Cooking By Mom’s Encouragement

Noticing my heightened interest in nutrition and meal choices, my mom encouraged me to cook dinner once a week for my family. Not only would it allow me the opportunity to spend time in the kitchen to prepare a meal, but my cooking would also encourage the family to eat healthier and lessen my mother’s burden of cooking. This suggestion came when I was fourteen. At first, I was very reluctant. What did I know about cooking beyond boiling water for pasta and reheating leftovers? Very little. However, I was willing to make the attempt and enter a domain that had long been foreign to me.

Admittedly, spending time in the kitchen initially induced a great deal of anxiety and fear. In high school, I became more conscious of the negative impact food could have on my physical appearance and behavior, and I came to realize the significance such factors could have on peer judgment. My relationship with food during my teens emphasizes Carole Counihan’s understanding about individuals’ concerns “with not eating too much or not letting food consume them. They fear losing the moral authority that comes from the self-control, and they fear the social condemnation that comes from being fat”. Food took this reign over me that created limits; I became so overwhelmed by the importance of nutrition and the negative aspects of my bodily image that I began to devalue food’s sensuousness. However, this all changed when I became a player in the kitchen.

It was because of my mom’s initiative that I dared to turn on the stove, and today I am forever grateful to my mom for encouraging me to begin cooking. Today, spending time in the kitchen is one of my greatest pleasures. I recognize now that during the course of my negative relationship with food, I had neglected to consider the effects my choices would have on my family. Often during this time, I would choose to boycott dinner or I would special order off a restaurant menu because I could not find anything that would suit my particular food rules. The food decisions had essentially created what Counihan described as a “battleground between parents and children.” Not only was I distancing myself from food, but also from the people I loved. Through cooking, I was able to re-establish a positive connection both with food and my family.

Cooking initiated a channel of communication between my family and I about food. This interaction reminds me of my earlier time in the school cafeteria. My family took on the roles of my peers; they became influenced by what I started cooking, and gradually all of us in the house became more willing to try different things. Previously, I had shunned certain foods and created new rules for myself while eating because of my great concern for my health. Cooking gave me the power to control exactly what I ate. This realization shifted the power of food back to me that I had previously relinquished. Additionally, I came to view cooking as a lively experiment, a comfortable method of exposure to food. As Julia Child once said, “You know what I love about cooking? I love that after a day where nothing is sure…you can come home and know that if you add egg yolks to chocolate and sugar and milk, it will get thick. It’s such a comfort.” Being in the kitchen encouraged me to try different ingredients and techniques of cooking to learn what was the healthiest satisfied my palate. There were no other influences on me, but I had the power to influence others with what I created. Knowing how to cook is a source of empowerment that greatly shapes my relationship with food today.

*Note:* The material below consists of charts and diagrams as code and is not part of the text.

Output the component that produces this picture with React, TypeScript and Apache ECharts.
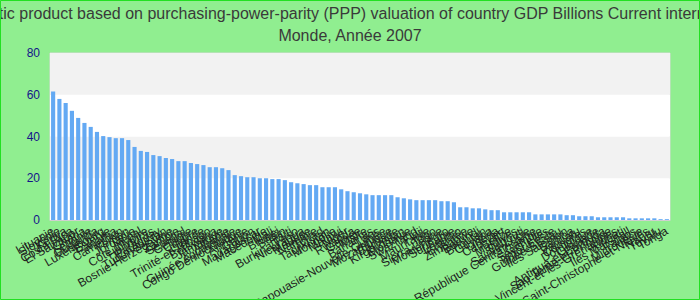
import React, { useEffect, useRef } from "react";
import * as echarts from "echarts";

const titleText =
  "Gross domestic product based on purchasing-power-parity (PPP) valuation of country GDP Billions Current international dollar";
const subtitleText = "Monde, Année 2007";

const countries: string[] = [
  "Lituanie", "Slovénie", "Kenya", "Costa Rica", "El Salvador", "Ghana", "Lettonie", "Ouganda", "Luxembourg", "Estonie",
  "Panama", "Cameroun", "Yémen", "Jordanie", "Népal", "Côte d'Ivoire", "Honduras", "Paraguay", "Turkménistan", "Bosnie-Herzégovine",
  "Zambie", "Sénégal", "Géorgie", "Chypre", "Islande", "Trinité-et-Tobago", "Botswana", "Jamaïque", "Albanie", "Guinée équatoriale",
  "Congo Démocratique", "Arménie", "Gabon", "Madagascar", "Macédoine", "Mali", "Brunei", "Bénin", "Haïti", "Burkina Faso",
  "Nicaragua", "Maurice", "Namibie", "Tchad", "Tadjikistan", "Mongolie", "Malawi", "Niger", "Rwanda", "Guinée",
  "Malte", "Bahamas", "Laos", "Papouasie-Nouvelle-Guinée", "Mozambique", "Barbade", "Kirghizistan", "Moldavie", "Swaziland", "Fidji",
  "Mauritanie", "Togo", "Sierra Leone", "Monténégro", "Suriname", "Lesotho", "Érythrée", "Zimbabwe", "Burundi", "Bhoutan",
  "Guyana", "Libéria", "Cap-Vert", "Belize", "Maldives", "Djibouti", "Sainte-Lucie", "République Centrafricaine", "Gambie", "Seychelles",
  "Timor-Leste", "Guinée-Bissau", "Îles Salomon", "Samoa", "Vanuatu", "Comores", "Dominique", "Grenade", "Antigua-et-Barbuda", "Sao Tomé-et-Principe",
  "Saint-Vincent-et-les-Grenadines", "Kiribati", "Îles Marshall", "Palaos", "Micronésie", "Saint-Christophe-et-Niévès", "Nauru", "Tuvalu", "Tonga",
];

const values: number[] = [
  61.5, 58.0, 56.1, 52.3, 48.9, 46.5, 44.6, 42.2, 40.2, 39.7,
  39.2, 39.2, 38.3, 35.0, 33.1, 32.6, 31.1, 30.6, 29.7, 29.2,
  28.2, 28.2, 27.3, 26.8, 26.3, 25.3, 25.3, 24.8, 23.9, 21.5,
  21.0, 20.5, 20.5, 20.0, 20.0, 19.6, 19.6, 19.1, 18.1, 17.6,
  17.2, 16.7, 16.7, 15.7, 15.7, 15.7, 14.7, 13.8, 13.3, 12.8,
  12.3, 11.9, 11.9, 11.9, 11.9, 10.9, 10.4, 9.9, 9.5, 9.5,
  9.5, 9.5, 9.0, 9.0, 8.5, 6.1, 6.1, 5.6, 5.6, 5.1,
  4.7, 4.7, 3.7, 3.7, 3.7, 3.7, 3.7, 2.7, 2.7, 2.7,
  2.7, 2.7, 2.3, 2.3, 1.8, 1.8, 1.8, 1.3, 1.3, 1.3,
  1.3, 1.3, 0.8, 0.8, 0.8, 0.8, 0.8, 0.4, 0.4,
];

const yMin = 0;
const yMax = 80;
const yInterval = 20;

const FONT = "'Liberation Sans', Arial, sans-serif";

export default function App() {
  const ref = useRef<HTMLDivElement>(null);
  useEffect(() => {
    document.body.style.margin = "0";
    if (!ref.current) return;
    const chart = echarts.init(ref.current, undefined, { renderer: "svg" });
    chart.setOption({
      animation: false,
      backgroundColor: "#90ee90",
      title: {
        text: titleText,
        subtext: subtitleText,
        left: "center",
        top: 0,
        itemGap: 6,
        textStyle: { fontFamily: FONT, fontSize: 16, fontWeight: "normal", color: "#3a3a3a" },
        subtextStyle: { fontFamily: FONT, fontSize: 16, color: "#3a3a3a" },
      },
      graphic: [
        {
          type: "rect",
          shape: { x: 0.5, y: 0.5, width: 699, height: 299 },
          style: { fill: "none", stroke: "#22e022", lineWidth: 1 },
          silent: true,
          z: 100,
        },
      ],
      grid: {
        left: 50,
        right: 30,
        top: 53,
        bottom: 80,
        containLabel: false,
        outerBoundsMode: "none",
        show: true,
        backgroundColor: "#ffffff",
        borderColor: "#d8d8d8",
        borderWidth: 1,
      },
      xAxis: {
        type: "category",
        data: countries,
        axisTick: { show: false },
        axisLine: { show: true, lineStyle: { color: "#d0d0d0", width: 1 } },
        axisLabel: {
          interval: 0,
          rotate: 30,
          margin: 10,
          fontFamily: FONT,
          fontSize: 12,
          color: "#1e1e1e",
        },
      },
      yAxis: {
        type: "value",
        min: yMin,
        max: yMax,
        interval: yInterval,
        axisLine: { show: false },
        axisTick: { show: false },
        splitLine: { show: false },
        splitArea: { show: true, areaStyle: { color: ["#ffffff", "#f2f2f2"] } },
        axisLabel: { fontFamily: FONT, fontSize: 12, color: "#14148a", margin: 10 },
      },
      series: [
        {
          type: "bar",
          data: values,
          barCategoryGap: "34%",
          itemStyle: { color: "#63a9f3" },
        },
      ],
    });
    return () => chart.dispose();
  }, []);
  return <div ref={ref} style={{ width: 700, height: 300 }} />;
}
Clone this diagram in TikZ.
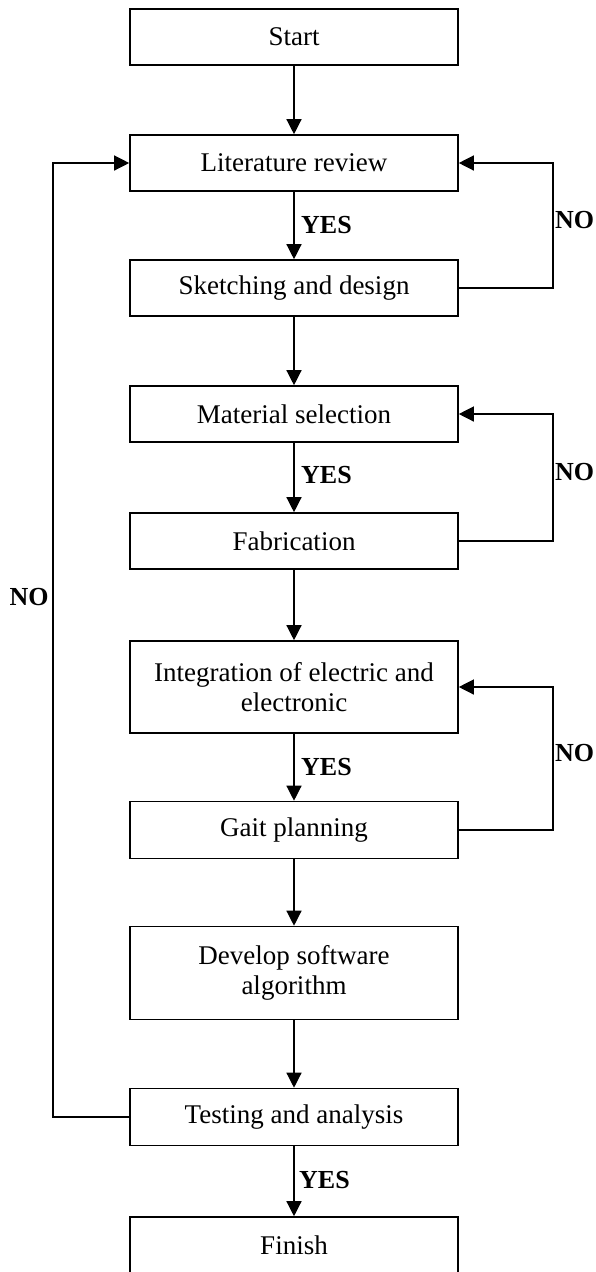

Eager to share my passion for food and cooking, as well as to thank her for her encouragement, this past Mother’s Day I gave my mom a gift certificate for a cooking class for the two of us. Taught by two local chefs, the class focused on cooking with wine. With my newfound love of wine and my eagerness to have any excuse to have a nice bottle in the house, I thought the class would be the perfect way to learn how to incorporate the liquid into our cooking repertoire. Among the items on the class’s menu: wine-poached tilapia, fish piccata, coq au vin, chicken Marsala, and the classic Italian custard zabaglione. The variety in the menu allowed us to learn how to incorporate those leftover bottles of white and red wines. Though there was little cooking done by us, we loved watching the two experts prepare the meal and  listening to their explanations for their  recipes techniques. And while the food was certainly delicious, the best part of the evening was being able to share one of my passions with the woman who inspired it.



Food is very complex and very personal, and the relationships that people have with food are equally complex and personal. There are no two people in the world who have the same set of rules of consumption. The many influences in one’s life that contribute to the formation of such rules include culture, beliefs, and societal pressures. In my own life, my peers, the power of reward, and social critique significantly shaped my food rules. As I grew older, food became less of a source of pleasure and more of anxiety. However, I was able to channel my concerns about health and nutrition through cooking and taking full control of my consumption.  “Cooking,” says Michael Pollan, “is an activity that strikes a deep emotional chord in us, one that might even go to the heart of our identity as human beings.”